### Stated task:
Copy exactly, and only, the lines starting at the line with "Convert this chart" and ending at the line with "import seaborn as sns". Leave every picture out of the copy.

+---+

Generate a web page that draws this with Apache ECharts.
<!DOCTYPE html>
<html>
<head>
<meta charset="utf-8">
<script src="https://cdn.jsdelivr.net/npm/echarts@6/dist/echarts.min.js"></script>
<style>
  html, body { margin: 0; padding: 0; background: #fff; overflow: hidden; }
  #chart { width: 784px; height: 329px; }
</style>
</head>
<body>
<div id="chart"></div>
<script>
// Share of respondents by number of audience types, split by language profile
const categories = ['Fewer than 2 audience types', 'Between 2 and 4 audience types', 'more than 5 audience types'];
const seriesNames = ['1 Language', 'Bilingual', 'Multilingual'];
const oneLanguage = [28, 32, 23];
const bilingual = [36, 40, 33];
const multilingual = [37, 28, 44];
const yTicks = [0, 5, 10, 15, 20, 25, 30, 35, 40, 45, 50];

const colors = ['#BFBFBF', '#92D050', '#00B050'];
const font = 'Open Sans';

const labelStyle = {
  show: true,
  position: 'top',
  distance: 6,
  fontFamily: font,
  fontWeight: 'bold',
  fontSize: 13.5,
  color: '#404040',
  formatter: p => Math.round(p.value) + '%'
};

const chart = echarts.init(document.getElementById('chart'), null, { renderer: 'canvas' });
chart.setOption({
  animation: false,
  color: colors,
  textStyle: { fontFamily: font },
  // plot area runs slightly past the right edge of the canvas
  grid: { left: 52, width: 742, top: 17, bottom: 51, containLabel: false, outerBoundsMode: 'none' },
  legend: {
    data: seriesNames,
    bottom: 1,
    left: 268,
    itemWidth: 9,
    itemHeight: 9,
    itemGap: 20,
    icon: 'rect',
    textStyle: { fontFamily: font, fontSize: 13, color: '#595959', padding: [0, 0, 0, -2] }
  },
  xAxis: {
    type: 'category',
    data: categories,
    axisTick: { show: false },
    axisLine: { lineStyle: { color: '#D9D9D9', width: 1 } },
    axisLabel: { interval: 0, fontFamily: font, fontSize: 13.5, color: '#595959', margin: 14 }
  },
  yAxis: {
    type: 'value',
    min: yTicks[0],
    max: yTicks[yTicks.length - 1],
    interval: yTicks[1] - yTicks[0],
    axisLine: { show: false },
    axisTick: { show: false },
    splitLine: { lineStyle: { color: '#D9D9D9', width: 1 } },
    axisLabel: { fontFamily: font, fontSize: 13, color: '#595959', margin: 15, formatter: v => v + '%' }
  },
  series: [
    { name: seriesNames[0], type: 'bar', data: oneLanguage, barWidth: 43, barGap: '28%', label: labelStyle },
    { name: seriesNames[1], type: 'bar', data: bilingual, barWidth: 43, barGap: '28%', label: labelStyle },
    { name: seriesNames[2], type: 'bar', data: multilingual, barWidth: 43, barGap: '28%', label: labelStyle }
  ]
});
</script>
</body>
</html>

+---+

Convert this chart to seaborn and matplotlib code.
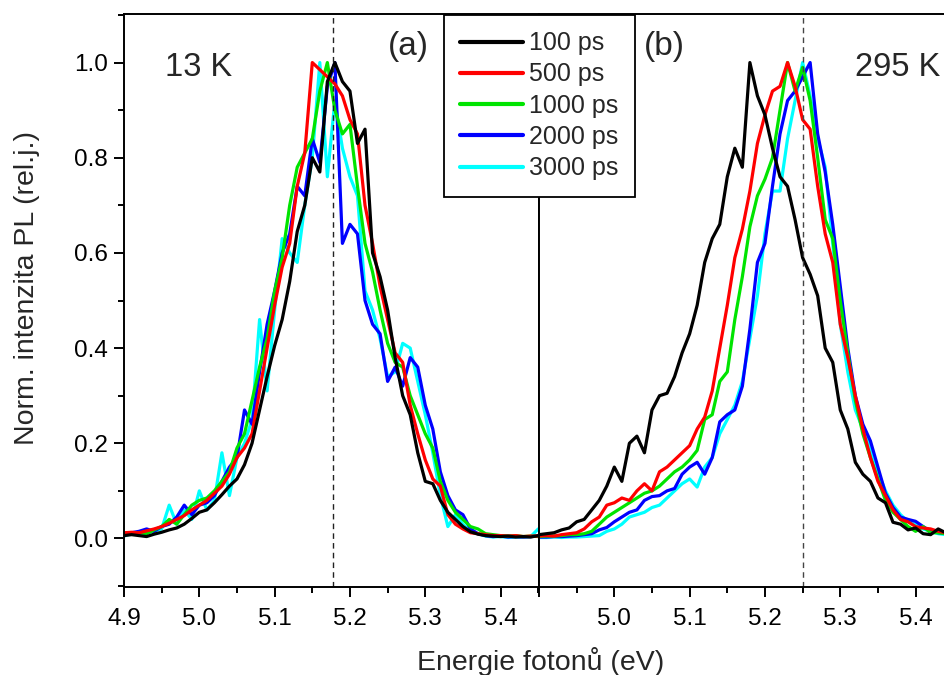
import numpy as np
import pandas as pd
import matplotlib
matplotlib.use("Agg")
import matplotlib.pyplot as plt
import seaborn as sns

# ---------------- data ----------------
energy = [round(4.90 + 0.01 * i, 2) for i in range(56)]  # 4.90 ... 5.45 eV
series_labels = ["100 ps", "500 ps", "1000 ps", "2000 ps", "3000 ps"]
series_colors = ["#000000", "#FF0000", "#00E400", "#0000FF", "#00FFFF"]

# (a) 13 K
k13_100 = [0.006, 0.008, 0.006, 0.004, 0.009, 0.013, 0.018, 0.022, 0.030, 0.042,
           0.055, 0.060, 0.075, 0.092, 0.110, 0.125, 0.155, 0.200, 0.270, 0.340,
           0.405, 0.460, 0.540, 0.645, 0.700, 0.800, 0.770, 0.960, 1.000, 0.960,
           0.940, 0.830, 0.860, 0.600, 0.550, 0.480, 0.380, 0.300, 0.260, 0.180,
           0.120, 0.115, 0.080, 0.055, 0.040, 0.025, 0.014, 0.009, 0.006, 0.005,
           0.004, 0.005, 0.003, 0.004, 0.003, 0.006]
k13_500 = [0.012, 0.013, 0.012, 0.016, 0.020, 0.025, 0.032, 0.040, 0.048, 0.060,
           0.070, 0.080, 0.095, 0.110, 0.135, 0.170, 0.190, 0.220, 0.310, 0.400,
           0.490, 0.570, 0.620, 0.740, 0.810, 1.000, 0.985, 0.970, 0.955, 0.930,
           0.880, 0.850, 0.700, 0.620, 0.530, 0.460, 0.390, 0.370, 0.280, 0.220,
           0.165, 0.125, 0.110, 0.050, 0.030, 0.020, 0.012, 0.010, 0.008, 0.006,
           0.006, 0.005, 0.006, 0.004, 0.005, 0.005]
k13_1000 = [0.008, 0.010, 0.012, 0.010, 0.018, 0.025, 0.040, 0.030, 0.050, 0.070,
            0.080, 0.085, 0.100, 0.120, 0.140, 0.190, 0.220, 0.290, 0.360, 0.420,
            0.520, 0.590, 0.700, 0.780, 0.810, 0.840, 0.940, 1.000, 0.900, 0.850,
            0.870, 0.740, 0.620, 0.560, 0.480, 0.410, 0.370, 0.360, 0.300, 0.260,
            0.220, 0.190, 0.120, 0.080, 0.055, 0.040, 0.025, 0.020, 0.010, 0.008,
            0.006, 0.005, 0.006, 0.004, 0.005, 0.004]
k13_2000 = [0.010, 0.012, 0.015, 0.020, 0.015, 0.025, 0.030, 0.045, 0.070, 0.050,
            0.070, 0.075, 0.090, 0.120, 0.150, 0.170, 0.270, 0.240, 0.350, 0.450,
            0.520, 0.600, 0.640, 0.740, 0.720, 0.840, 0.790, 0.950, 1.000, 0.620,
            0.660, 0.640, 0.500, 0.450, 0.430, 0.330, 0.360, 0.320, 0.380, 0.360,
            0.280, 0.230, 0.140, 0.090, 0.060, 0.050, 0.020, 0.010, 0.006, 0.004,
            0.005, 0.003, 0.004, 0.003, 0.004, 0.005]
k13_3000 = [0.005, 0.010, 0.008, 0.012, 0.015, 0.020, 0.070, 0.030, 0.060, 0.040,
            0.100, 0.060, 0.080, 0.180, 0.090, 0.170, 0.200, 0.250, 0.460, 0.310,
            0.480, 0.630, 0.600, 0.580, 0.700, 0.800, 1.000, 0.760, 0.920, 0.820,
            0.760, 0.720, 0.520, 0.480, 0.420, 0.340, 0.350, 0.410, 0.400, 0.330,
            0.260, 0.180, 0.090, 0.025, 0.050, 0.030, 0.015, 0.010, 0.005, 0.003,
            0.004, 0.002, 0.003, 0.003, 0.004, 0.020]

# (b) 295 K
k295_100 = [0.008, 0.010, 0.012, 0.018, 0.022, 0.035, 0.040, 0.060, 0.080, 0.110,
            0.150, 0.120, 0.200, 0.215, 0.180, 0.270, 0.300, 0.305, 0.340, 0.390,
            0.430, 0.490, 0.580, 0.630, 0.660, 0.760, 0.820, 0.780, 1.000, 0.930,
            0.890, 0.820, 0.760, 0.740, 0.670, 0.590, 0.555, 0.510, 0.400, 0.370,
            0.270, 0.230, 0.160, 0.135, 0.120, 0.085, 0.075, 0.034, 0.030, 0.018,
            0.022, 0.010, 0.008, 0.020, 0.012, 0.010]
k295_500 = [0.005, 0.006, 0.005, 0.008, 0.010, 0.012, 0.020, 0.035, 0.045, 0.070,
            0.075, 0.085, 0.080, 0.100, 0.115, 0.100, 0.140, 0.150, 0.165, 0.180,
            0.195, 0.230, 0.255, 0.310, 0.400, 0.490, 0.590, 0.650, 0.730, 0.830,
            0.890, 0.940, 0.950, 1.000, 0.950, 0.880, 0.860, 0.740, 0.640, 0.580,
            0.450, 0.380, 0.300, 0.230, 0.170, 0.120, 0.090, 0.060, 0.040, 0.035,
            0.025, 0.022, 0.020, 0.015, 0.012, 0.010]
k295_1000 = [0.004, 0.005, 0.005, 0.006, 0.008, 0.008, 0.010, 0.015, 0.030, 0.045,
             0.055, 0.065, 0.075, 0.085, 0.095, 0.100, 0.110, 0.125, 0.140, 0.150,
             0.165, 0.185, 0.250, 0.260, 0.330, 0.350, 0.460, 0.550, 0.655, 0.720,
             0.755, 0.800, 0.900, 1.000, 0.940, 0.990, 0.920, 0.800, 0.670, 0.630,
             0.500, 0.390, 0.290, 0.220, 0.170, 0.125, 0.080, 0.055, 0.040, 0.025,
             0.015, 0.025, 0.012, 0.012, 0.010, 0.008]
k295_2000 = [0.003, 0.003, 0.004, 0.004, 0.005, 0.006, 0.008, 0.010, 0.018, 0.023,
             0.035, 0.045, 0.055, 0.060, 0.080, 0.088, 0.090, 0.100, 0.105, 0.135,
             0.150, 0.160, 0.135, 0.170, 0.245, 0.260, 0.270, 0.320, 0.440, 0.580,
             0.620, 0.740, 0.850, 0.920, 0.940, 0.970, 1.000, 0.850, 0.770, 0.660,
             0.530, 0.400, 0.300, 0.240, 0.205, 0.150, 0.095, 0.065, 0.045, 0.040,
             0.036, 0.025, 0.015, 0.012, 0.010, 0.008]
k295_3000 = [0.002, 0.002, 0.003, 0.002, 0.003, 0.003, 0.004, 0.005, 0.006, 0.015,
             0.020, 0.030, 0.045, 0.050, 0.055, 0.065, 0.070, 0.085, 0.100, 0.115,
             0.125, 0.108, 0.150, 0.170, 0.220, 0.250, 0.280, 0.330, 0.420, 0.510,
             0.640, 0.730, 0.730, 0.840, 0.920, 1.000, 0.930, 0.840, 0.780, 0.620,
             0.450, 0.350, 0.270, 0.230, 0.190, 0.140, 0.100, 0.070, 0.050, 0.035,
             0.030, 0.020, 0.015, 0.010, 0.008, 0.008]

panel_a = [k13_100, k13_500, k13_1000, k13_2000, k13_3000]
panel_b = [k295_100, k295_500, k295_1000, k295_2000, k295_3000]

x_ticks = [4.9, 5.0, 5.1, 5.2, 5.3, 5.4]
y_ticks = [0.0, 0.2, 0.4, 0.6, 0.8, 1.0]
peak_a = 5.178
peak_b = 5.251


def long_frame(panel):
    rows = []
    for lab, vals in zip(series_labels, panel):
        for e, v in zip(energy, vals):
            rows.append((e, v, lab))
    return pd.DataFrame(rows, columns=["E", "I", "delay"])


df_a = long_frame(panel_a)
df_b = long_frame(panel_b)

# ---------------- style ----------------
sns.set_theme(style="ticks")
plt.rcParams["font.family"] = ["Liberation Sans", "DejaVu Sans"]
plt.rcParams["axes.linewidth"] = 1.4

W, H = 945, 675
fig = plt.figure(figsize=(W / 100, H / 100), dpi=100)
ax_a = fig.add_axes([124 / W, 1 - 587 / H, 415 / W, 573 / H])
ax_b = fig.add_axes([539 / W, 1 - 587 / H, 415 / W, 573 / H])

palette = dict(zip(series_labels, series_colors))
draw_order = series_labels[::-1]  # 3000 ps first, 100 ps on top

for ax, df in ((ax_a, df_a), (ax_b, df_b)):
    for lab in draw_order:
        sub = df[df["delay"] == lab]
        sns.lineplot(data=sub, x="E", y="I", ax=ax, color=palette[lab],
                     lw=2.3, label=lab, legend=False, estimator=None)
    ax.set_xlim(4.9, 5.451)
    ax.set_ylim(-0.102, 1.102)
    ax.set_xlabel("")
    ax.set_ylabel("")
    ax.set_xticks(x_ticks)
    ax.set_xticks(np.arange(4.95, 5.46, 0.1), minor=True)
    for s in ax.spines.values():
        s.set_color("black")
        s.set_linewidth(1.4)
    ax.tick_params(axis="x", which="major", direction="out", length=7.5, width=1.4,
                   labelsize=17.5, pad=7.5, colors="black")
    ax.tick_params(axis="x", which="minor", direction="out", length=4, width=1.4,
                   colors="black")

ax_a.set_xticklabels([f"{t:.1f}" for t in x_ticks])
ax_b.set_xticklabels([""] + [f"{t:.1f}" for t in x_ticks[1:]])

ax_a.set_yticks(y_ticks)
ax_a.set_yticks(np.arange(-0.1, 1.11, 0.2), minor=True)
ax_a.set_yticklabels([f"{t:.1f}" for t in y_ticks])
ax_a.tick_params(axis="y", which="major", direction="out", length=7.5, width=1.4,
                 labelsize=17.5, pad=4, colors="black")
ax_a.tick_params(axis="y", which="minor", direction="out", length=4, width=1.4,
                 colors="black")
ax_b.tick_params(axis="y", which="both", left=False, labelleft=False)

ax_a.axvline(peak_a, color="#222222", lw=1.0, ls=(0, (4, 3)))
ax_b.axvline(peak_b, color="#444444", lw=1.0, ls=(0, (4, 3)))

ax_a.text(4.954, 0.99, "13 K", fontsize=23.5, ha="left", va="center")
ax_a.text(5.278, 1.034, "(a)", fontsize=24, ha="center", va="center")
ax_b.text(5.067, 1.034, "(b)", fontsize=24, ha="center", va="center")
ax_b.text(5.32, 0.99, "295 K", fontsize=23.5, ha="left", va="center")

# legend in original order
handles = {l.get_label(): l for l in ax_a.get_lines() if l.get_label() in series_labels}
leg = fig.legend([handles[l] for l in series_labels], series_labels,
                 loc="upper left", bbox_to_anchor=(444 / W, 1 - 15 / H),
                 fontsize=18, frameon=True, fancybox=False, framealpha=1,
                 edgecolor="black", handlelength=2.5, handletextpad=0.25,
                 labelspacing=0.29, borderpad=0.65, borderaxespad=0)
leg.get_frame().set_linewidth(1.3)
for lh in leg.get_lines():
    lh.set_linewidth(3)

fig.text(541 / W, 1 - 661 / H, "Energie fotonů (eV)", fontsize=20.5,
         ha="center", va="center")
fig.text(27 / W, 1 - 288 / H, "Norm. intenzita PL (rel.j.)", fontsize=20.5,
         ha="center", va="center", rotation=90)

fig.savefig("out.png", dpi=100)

+---+

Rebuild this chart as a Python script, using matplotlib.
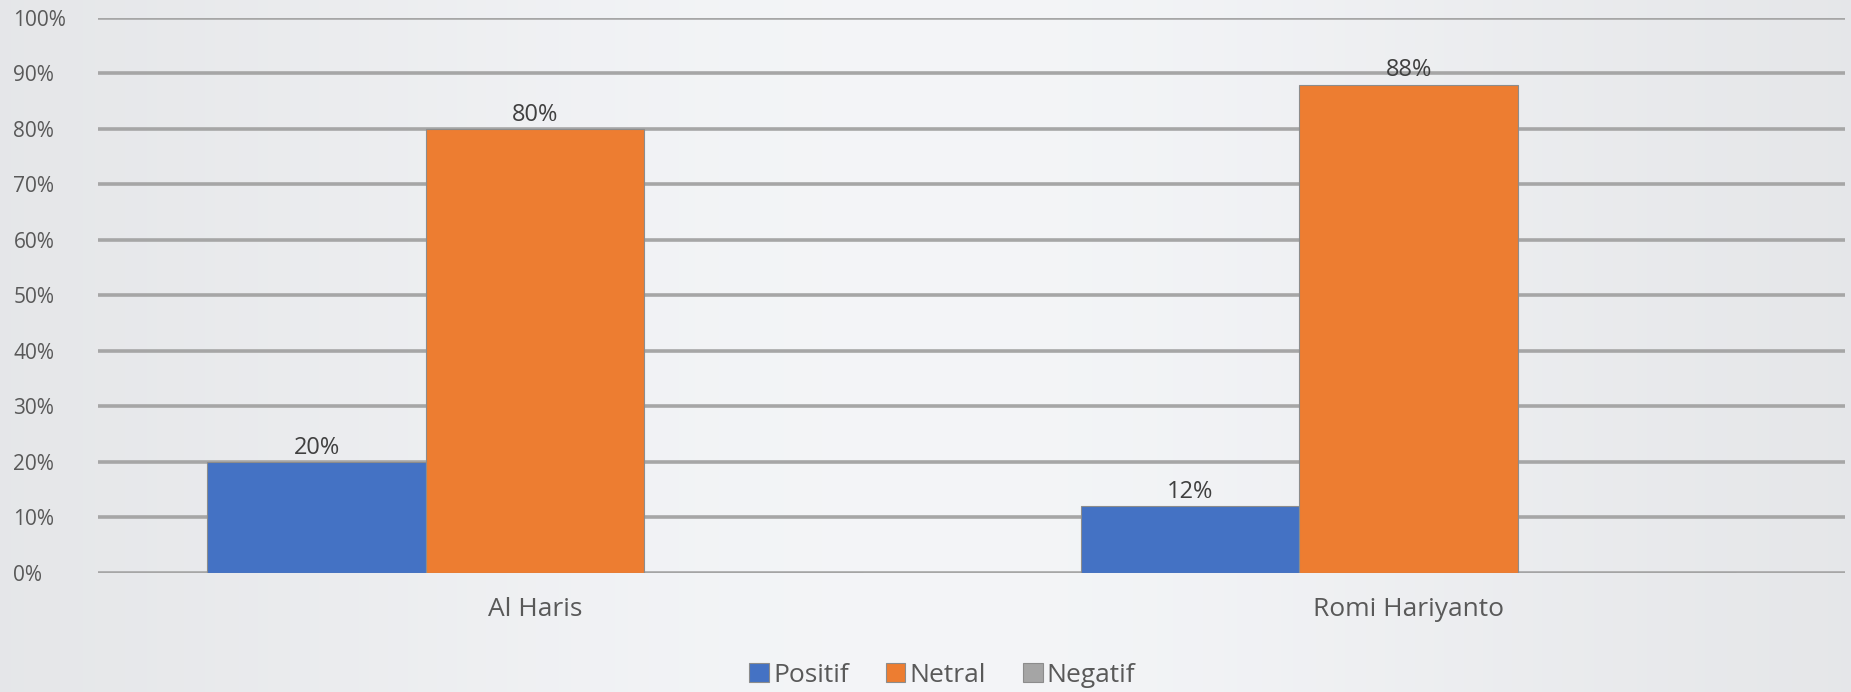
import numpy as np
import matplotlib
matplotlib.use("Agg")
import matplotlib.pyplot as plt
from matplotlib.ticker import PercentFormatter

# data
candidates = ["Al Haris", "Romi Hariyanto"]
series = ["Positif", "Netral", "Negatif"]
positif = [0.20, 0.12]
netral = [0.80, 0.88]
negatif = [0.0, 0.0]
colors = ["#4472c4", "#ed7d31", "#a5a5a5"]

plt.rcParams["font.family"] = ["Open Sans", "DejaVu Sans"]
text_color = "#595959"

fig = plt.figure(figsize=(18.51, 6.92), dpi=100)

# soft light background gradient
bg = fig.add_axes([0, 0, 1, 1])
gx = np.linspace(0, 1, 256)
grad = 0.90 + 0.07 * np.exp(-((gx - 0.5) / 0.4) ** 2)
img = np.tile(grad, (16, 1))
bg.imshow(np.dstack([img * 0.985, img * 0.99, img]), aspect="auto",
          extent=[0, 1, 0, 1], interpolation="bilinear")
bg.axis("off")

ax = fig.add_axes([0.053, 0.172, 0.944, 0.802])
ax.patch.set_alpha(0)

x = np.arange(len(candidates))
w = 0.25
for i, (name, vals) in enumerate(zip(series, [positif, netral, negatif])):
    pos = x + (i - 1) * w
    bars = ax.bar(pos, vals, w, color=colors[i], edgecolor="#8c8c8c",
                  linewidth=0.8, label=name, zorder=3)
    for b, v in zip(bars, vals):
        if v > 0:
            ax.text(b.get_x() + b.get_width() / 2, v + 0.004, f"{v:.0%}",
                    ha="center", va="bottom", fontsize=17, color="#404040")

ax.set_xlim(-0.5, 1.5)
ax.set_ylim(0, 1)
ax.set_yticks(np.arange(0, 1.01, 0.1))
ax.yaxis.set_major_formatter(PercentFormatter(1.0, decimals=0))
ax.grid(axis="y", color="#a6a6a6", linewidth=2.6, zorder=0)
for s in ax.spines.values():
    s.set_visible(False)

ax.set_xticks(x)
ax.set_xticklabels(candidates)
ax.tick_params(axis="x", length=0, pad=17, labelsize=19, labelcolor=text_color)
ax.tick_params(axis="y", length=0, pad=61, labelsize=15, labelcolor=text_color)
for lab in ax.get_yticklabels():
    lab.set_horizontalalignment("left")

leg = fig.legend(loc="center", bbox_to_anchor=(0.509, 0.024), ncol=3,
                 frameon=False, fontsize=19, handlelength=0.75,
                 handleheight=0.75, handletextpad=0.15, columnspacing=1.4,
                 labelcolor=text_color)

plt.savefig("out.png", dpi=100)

+---+

### Completed exercise:
Convert this chart to seaborn and matplotlib code.
import numpy as np
import pandas as pd
import matplotlib
matplotlib.use("Agg")
import matplotlib.pyplot as plt
import seaborn as sns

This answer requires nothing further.